Social media is a proven tool to increase the reach of your business. It can provide you with much-needed leads and traffic, but only if you use it effectively. If mismanaged, social media can actually do more harm than good.
Here are some common social media mistakes that every entrepreneur should avoid:
- Fake followers — Don’t fall into the hype of buying followers just to increase your follower count. This is a perfect example of one item that does more harm than good. How so? When you have a high count of followers but a low engagement (you know, because they’re fake and don’t engage) then social media channels think you’re not interesting. And when that happens they won’t show your content to your legit followers. Focus on high-quality content and engagement over follower count.
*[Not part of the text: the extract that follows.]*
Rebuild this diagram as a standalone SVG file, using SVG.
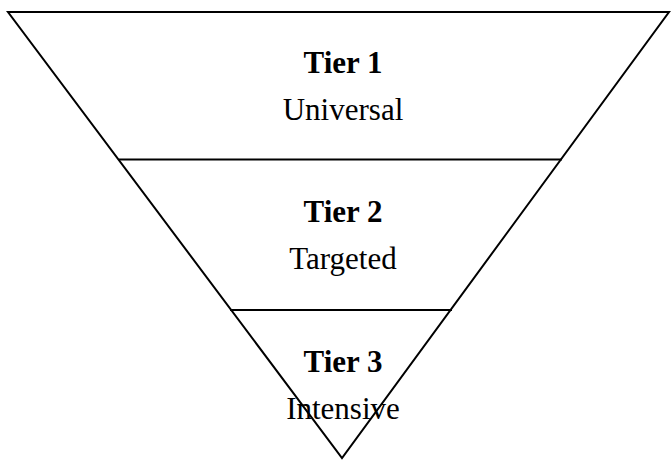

- Poor social media management — Vet your social media managers carefully. After all, they are the face of your business. Hiring inexperienced people to run your social media could hurt your company’s credibility. Whatever they do or say will reflect on the image and integrity of your organization. The internet is forever.
- Ignoring negative feedback — The way your business responds to negative feedback reveals its true commitment to customers. Negative feedback is inevitable because there’s no way you can please every customer. Respond promptly and thoughtfully to negative feedback to show your customers that you are committed to their satisfaction. Deleting or ignoring this feedback will not boost your online integrity. Make sure that your responses are genuine — not simply one-size-fits-all answers that may seem patronizing.
- Boring content — Your content must be informative and interesting to your users. If your posts get stale, your users will stop engaging.
- Over-promoting — Customers grow weary of content and social media accounts that do nothing but promote brands. Show your audience what you can do for them, not what they can do for you. You cannot build relationships of trust by bombarding your customers with gimmicks. As Gary Vee says, “give, give, give, then ask.”